To address the asset quality issue in China, it has also increased its general provision ratio for operations there to 1.7 percent, an increase of between 1 and 1.2 percent from last year.
It has 49 branches in China, including one in Wuhan, the center of the outbreak in China.
Operations in Wuhan last year accounted for about 2 percent of its business volume in the country and less than 1 percent of total business volume.
Chailease said it has handled its operations well during the outbreak through payment postponement and loan restructuring for some portfolios in China — accounting for 3 percent of its Chinese loan book — and expects its overall business to resume growing once the pandemic subsides.
It reported net income last year of NT$15.47 billion (US$511.64 million), a 15.7 percent increase from NT$13.37 billion in 2018, with earnings per share of NT$11.65 and annual return on equity of 24 percent.
It attributed the strong performance to China loan growth, lower funding costs and solid asset quality.
Revenue last year expanded 17.16 percent to NT$59.13 billion, while the delinquency ratio was 2.7 percent for Taiwan operations, improving from 2.8 percent a year earlier, and the ratio in China also improved from 2.1 percent to 1.9 percent.
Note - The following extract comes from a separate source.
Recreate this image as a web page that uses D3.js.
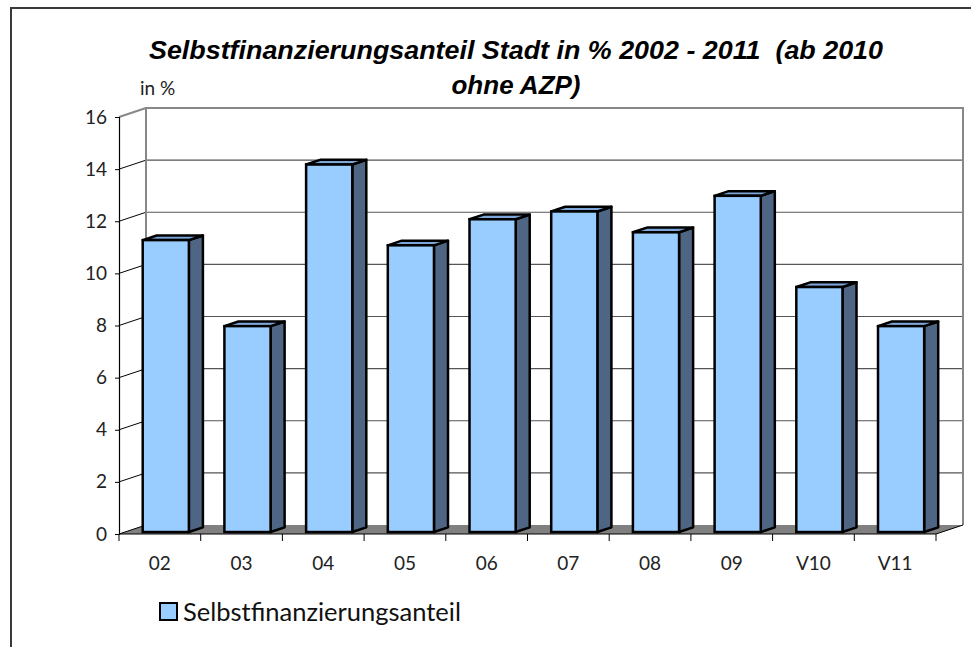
<!DOCTYPE html>
<html>
<head>
<meta charset="utf-8">
<script src="https://cdn.jsdelivr.net/npm/d3@7.9.0/dist/d3.min.js"></script>
<style>
  body { margin: 0; background: #fff; }
  svg { display: block; }
  text { white-space: pre; }
</style>
</head>
<body>
<svg id="chart" width="971" height="647"></svg>
<script>
const categories = ["02", "03", "04", "05", "06", "07", "08", "09", "V10", "V11"];
const values = [11.2, 7.9, 14.1, 11.0, 12.0, 12.3, 11.5, 12.9, 9.4, 7.9];
const yTicks = [0, 2, 4, 6, 8, 10, 12, 14, 16];
const seriesName = "Selbstfinanzierungsanteil";
const titleLines = ["Selbstfinanzierungsanteil Stadt in % 2002 - 2011  (ab 2010", "ohne AZP)"];

const svg = d3.select("#chart");
const labelFont = "Lato, 'Open Sans', sans-serif";

// depth of the 3d box
const depthX = 27, depthY = -9;
const off = d => [d * depthX, d * depthY];

const x = d3.scaleBand().domain(categories).range([119, 936]).padding(0);
const y = d3.scaleLinear().domain([0, 16]).range([534, 117]);

// outer frame (cut at right/bottom)
svg.append("rect")
  .attr("x", 11).attr("y", 8).attr("width", 1000).attr("height", 700)
  .attr("fill", "none").attr("stroke", "#3a3a3a").attr("stroke-width", 2);

// title
svg.append("g").selectAll("text")
  .data(titleLines)
  .join("text")
  .attr("x", 516)
  .attr("y", (d, i) => 59 + i * 35)
  .attr("text-anchor", "middle")
  .attr("font-family", "'Liberation Sans', Arial, sans-serif")
  .attr("font-weight", "bold")
  .attr("font-style", "italic")
  .attr("font-size", 26)
  .attr("fill", "#000")
  .attr("textLength", (d, i) => i === 0 ? 734 : null)
  .attr("lengthAdjust", "spacingAndGlyphs")
  .text(d => d);

svg.append("text")
  .attr("x", 140).attr("y", 95)
  .attr("font-family", labelFont)
  .attr("font-size", 19)
  .attr("fill", "#222")
  .text("in %");

const [x0, x1] = x.range();
const [bx, by] = off(1);

// floor
svg.append("path")
  .attr("d", `M${x0},${y(0)}L${x1},${y(0)}L${x1 + bx},${y(0) + by}L${x0 + bx},${y(0) + by}Z`)
  .attr("fill", "#808080");

// back wall gridlines
svg.append("g").selectAll("line")
  .data(yTicks.filter(t => t > 0 && t < 16))
  .join("line")
  .attr("x1", x0 + bx).attr("x2", x1 + bx)
  .attr("y1", d => y(d) + by).attr("y2", d => y(d) + by)
  .attr("stroke", "#555").attr("stroke-width", 1.2);

// left wall slant lines
svg.append("g").selectAll("line")
  .data(yTicks)
  .join("line")
  .attr("x1", x0).attr("x2", x0 + bx)
  .attr("y1", d => y(d)).attr("y2", d => y(d) + by)
  .attr("stroke", d => d === 16 ? "#888" : "#000").attr("stroke-width", d => d === 16 ? 2 : 1);

// back wall outline
svg.append("path")
  .attr("d", `M${x0 + bx},${y(0) + by}L${x0 + bx},${y(16) + by}L${x1 + bx},${y(16) + by}L${x1 + bx},${y(0) + by}`)
  .attr("fill", "none").attr("stroke", "#888").attr("stroke-width", 2);

// floor right slant
svg.append("line")
  .attr("x1", x1).attr("y1", y(0)).attr("x2", x1 + bx).attr("y2", y(0) + by)
  .attr("stroke", "#000").attr("stroke-width", 1);

// bars
const dFront = 0.22, dBack = 0.74;
const barW = x.bandwidth() * 0.565;
const bars = svg.append("g").selectAll("g")
  .data(categories.map((c, i) => ({ c, v: values[i] })))
  .join("g");

bars.each(function(d) {
  const g = d3.select(this);
  const l = x(d.c) + (x.bandwidth() - barW) / 2;
  const r = l + barW;
  const [fx, fy] = off(dFront);
  const [kx, ky] = off(dBack);
  const top = y(d.v), bot = y(0);
  // side
  g.append("path")
    .attr("d", `M${r + fx},${bot + fy}L${r + kx},${bot + ky}L${r + kx},${top + ky}L${r + fx},${top + fy}Z`)
    .attr("fill", "#4f6584").attr("stroke", "#000").attr("stroke-width", 2.5).attr("stroke-linejoin", "round");
  // top
  g.append("path")
    .attr("d", `M${l + fx},${top + fy}L${l + kx},${top + ky}L${r + kx},${top + ky}L${r + fx},${top + fy}Z`)
    .attr("fill", "#7ea6d8").attr("stroke", "#000").attr("stroke-width", 2.5).attr("stroke-linejoin", "round");
  // front
  g.append("rect")
    .attr("x", l + fx).attr("y", top + fy)
    .attr("width", barW).attr("height", bot - top)
    .attr("fill", "#99ccff").attr("stroke", "#000").attr("stroke-width", 2.5);
});

// y axis
const yAxis = svg.append("g")
  .attr("transform", `translate(${x0},0)`)
  .call(d3.axisLeft(y).tickValues(yTicks).tickSize(4).tickPadding(8).tickFormat(d3.format("d")));
yAxis.select(".domain").attr("stroke", "#000").attr("stroke-width", 1.2);
yAxis.selectAll("text").attr("font-family", labelFont).attr("font-size", 19).attr("fill", "#222");

// x axis line and ticks at band boundaries
svg.append("line")
  .attr("x1", x0).attr("x2", x1).attr("y1", y(0)).attr("y2", y(0))
  .attr("stroke", "#000").attr("stroke-width", 1.2);
svg.append("g").selectAll("line")
  .data(categories.map(c => x(c)).concat([x1]))
  .join("line")
  .attr("x1", d => d).attr("x2", d => d)
  .attr("y1", y(0)).attr("y2", y(0) + 7)
  .attr("stroke", "#000").attr("stroke-width", 1);
svg.append("g").selectAll("text")
  .data(categories)
  .join("text")
  .attr("x", d => x(d) + x.bandwidth() / 2)
  .attr("y", 570)
  .attr("text-anchor", "middle")
  .attr("font-family", labelFont)
  .attr("font-size", 19)
  .attr("fill", "#222")
  .text(d => d);

// legend
svg.append("rect")
  .attr("x", 160).attr("y", 603).attr("width", 17).attr("height", 17)
  .attr("fill", "#99ccff").attr("stroke", "#000").attr("stroke-width", 2);
svg.append("text")
  .attr("x", 183).attr("y", 621)
  .attr("font-family", labelFont)
  .attr("font-size", 25.5)
  .attr("fill", "#111")
  .text(seriesName);
</script>
</body>
</html>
Taiwan, China and ASEAN generated 51 percent, 41 percent and 5 percent of profits respectively last year, with its solar power business making up the rest, company data showed.
To maintain a stable asset-equity ratio — a leverage gauge that indicates the portion of its assets that are financed by shareholders — and its long-term business development, Chailease plans to raise new capital by issuing up to 150 million preferred shares in Taiwan during the second half of the year, it said.
“We continue to hold a long-term positive view, and position Chailease as the best play within China’s leasing sector,” DBS Bank (Hong Kong) Ltd analysts Ken Shih (施耕宇) and Sam Lu said in a note on Wednesday.
However, Yuanta Securities Investment Consulting Co (元大投顧) analyst Peggy Shih (施姵帆) said in a separate note issued on Tuesday that she remained neutral on Chailease.
“The COVID-19 outbreak will likely impact the company’s clients, especially in China,” she said.